PETALING JAYA: Analysts are mixed in terms of their outlook for Genetec Technology Bhd despite the company potentially benefiting from favourable regulatory outlook for full self-driving technology in North America and promising outlook in the electric vehicle (EV) assembly and electronics component manufacturing industry.
Genetec posted a net profit of RM4.77mil for the first quarter ended Sep 30, 2024 (1Q24), on the back of RM40.2mil revenue. There are no year-on-year comparative figures as the group has changed its financial year end from March 31 to June 30.
Compared with the preceding quarter ended June 30, 2024, Genetec’s net profit declined 53% from RM10.16mil, while revenue fell 21.9% from RM51.49mil.
CGS International Research (CGSI Research) said the weak performance was largely expected and was attributed to a significant fall in revenue due to order deferments by its key EV and automotive customers ahead of the recently concluded US presidential election.
“We understand that manufacturers were unwilling to commit to sizeable factory expansion spending until there was visibility on the automotive and trade-related policies from the United States government.
“While the first quarter ending Sept 30 2025 earnings made up just 8% and 9% of our and Bloomberg consensus’ estimates, our base case is that orders from the key customers will normalise in the second half of financial year ending June 30, 2025,” it stated.
Delays in winning utility-scale projects had led to lower battery energy storage system sales volume of 30 megawatt hour (MWh), 100MWh and 150MWh in financial year 2025 (FY25), FY26, and FY26 – as compared to 90MWh to 210MWh previously.
This consequently led CGSI Research to cut its FY25 and FY26 earnings per share forecasts by 12% to 16%.

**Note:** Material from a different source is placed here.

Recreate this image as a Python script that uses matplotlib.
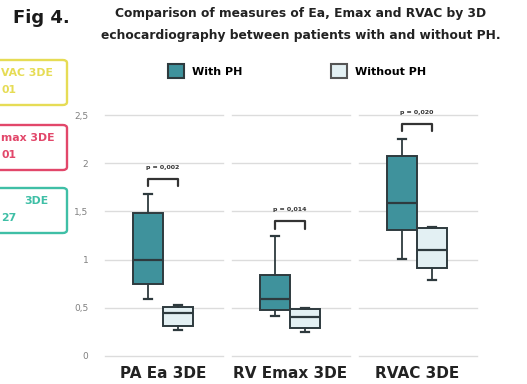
import matplotlib.pyplot as plt
from matplotlib.patches import Patch, FancyBboxPatch

categories = ['PA Ea 3DE', 'RV Emax 3DE', 'RVAC 3DE']

# five-number summaries, with PH
ph_low = [0.59, 0.42, 1.01]
ph_q1 = [0.75, 0.48, 1.31]
ph_med = [1.00, 0.59, 1.59]
ph_q3 = [1.48, 0.84, 2.07]
ph_high = [1.68, 1.24, 2.25]

# five-number summaries, without PH
noph_low = [0.27, 0.25, 0.79]
noph_q1 = [0.31, 0.29, 0.91]
noph_med = [0.45, 0.40, 1.10]
noph_q3 = [0.51, 0.49, 1.33]
noph_high = [0.53, 0.50, 1.34]

p_values = ['0,002', '0,014', '0,020']

yticks = [0, 0.5, 1, 1.5, 2, 2.5]
ytick_labels = ['0', '0,5', '1', '1,5', '2', '2,5']

# side boxes, only their right part is on the page
side_lines1 = ['VAC 3DE', 'max 3DE', '3DE']
side_lines2 = ['01', '01', '27']
side_x1 = [1, 1, 24]
side_colors = ['#e6dc55', '#e2476a', '#3fbfa6']

ph_color = '#3f929c'
noph_color = '#e3f0f3'
edge_color = '#2e3a3e'
grid_color = '#dcdcdc'

W, H = 527, 384
fig = plt.figure(figsize=(W / 100, H / 100), dpi=100)
ax = fig.add_axes([99.5 / W, 1 - 360.8 / H, 381 / W, 255.4 / H])


def stats(low, q1, med, q3, high):
    return [dict(whislo=a, q1=b, med=c, q3=d, whishi=e, fliers=[])
            for a, b, c, d, e in zip(low, q1, med, q3, high)]


pos = list(range(len(categories)))
off = 0.118
bw = 0.232

for st, shift, fc in [(stats(ph_low, ph_q1, ph_med, ph_q3, ph_high), -off, ph_color),
                      (stats(noph_low, noph_q1, noph_med, noph_q3, noph_high), off, noph_color)]:
    ax.bxp(st, positions=[p + shift for p in pos], widths=bw, patch_artist=True,
           showfliers=False,
           boxprops=dict(facecolor=fc, edgecolor=edge_color, linewidth=1.4),
           medianprops=dict(color=edge_color, linewidth=1.6),
           whiskerprops=dict(color=edge_color, linewidth=1.3),
           capprops=dict(color=edge_color, linewidth=1.6),
           capwidths=0.06, zorder=3)

# segmented horizontal grid, one segment per category
for y in yticks:
    for p in pos:
        ax.plot([p - 0.46, p + 0.47], [y, y], color=grid_color, lw=1.0, zorder=1)

# significance brackets
for p, hi, pv in zip(pos, ph_high, p_values):
    top = hi + 0.16
    x0, x1 = p - off, p + off
    ax.plot([x0, x0, x1, x1], [top - 0.08, top, top, top - 0.08],
            color='#333333', lw=1.6, solid_joinstyle='round',
            solid_capstyle='round', zorder=4, clip_on=False)
    ax.text(p, top + 0.12, 'p = ' + pv, ha='center', va='center',
            fontsize=4.5, fontweight='bold', color='#333333')

ax.set_xlim(-0.5, 2.5)
ax.set_ylim(-0.05, 2.6)
ax.set_xticks(pos)
ax.set_xticklabels(categories, fontsize=11, fontweight='bold', color='#222222')
ax.set_yticks(yticks)
ax.set_yticklabels(ytick_labels, fontsize=6.5, color='#808080')
ax.tick_params(length=0, axis='both')
ax.tick_params(axis='x', pad=4)
ax.tick_params(axis='y', pad=8)
for s in ax.spines.values():
    s.set_visible(False)

# title
fig.text(13 / W, 1 - 18 / H, 'Fig 4.', fontsize=13, fontweight='bold',
         ha='left', va='center', color='#1a1a1a')
fig.text(301 / W, 1 - 13 / H, 'Comparison of measures of Ea, Emax and RVAC by 3D',
         fontsize=8.8, fontweight='bold', ha='center', va='center', color='#222222')
fig.text(301 / W, 1 - 35 / H, 'echocardiography between patients with and without PH.',
         fontsize=8.8, fontweight='bold', ha='center', va='center', color='#222222')

# legend
handles = [Patch(facecolor=ph_color, edgecolor=edge_color, linewidth=1.5, label='With PH'),
           Patch(facecolor=noph_color, edgecolor='#555555', linewidth=1.5, label='Without PH')]
fig.legend(handles=handles, loc='center', bbox_to_anchor=(297 / W, 1 - 71 / H),
           ncol=2, frameon=False, handlelength=1.45, handleheight=1.45,
           columnspacing=8.0, handletextpad=0.7,
           prop=dict(size=8, weight='bold'))

# boxes on the left
tops = [60, 125, 188]
for top, l1, l2, x1, c in zip(tops, side_lines1, side_lines2, side_x1, side_colors):
    h = 45
    fig.patches.append(FancyBboxPatch((-20 / W, 1 - (top + h) / H), 87 / W, h / H,
                                      boxstyle='round,pad=0,rounding_size=0.008',
                                      transform=fig.transFigure, fill=False,
                                      edgecolor=c, linewidth=1.7))
    fig.text(x1 / W, 1 - (top + 13) / H, l1, ha='left', va='center',
             fontsize=7.8, fontweight='bold', color=c)
    fig.text(1 / W, 1 - (top + 30) / H, l2, ha='left', va='center',
             fontsize=7.8, fontweight='bold', color=c)

fig.savefig('out.png', dpi=100)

“We also cut our sales growth assumptions for its core automation business in FY25 to FY27 to account for potential policy-related headwinds in the industry.
“We expect profits for FY25 to be back-end loaded given the change in accounting policy and timing of pick-up in order flows,” the research house added.
On the other hand, CIMB Research said it expects stronger order book replenishment from the second half of FY25 onwards and added “in the meantime, we expect the group to recognise a substantial amount of its contract assets, amounting to RM170mil as of Sep 30, 2024, in the upcoming quarters”.
CIMB Research noted that the group is of view that it stands to benefit from a favourable regulatory outlook for full self-driving technology adoption in North America, given its position as a preferred manufacturing partner for its key customer.
It also foresees promising opportunities in EV assembly and electronics components manufacturing for EVs and hybrid vehicles, signalling a positive diversification strategy beyond battery cells.
Genetec’s order backlog stood at RM204mil as at end-September 2024, with 99% related to the EVs segment, and 1% to the consumer electronics segment.
The group added RM40.7mil in new orders in the first quarter, reflecting signs of demand recovery after the lack of new order replenishment in the previous quarter.
Meanwhile, the disposal of 51%-stake in CLT Engineering by the first quarter of next year will allow Genetec to gain RM291,000 from the proposed disposal.
“We believe the proposed disposal will be positive for the group and remove the earnings drag from CLT,” CIMB Research added. It has raised Genetec’s target price to RM1.70 from RM1.50 previously after the quarterly results.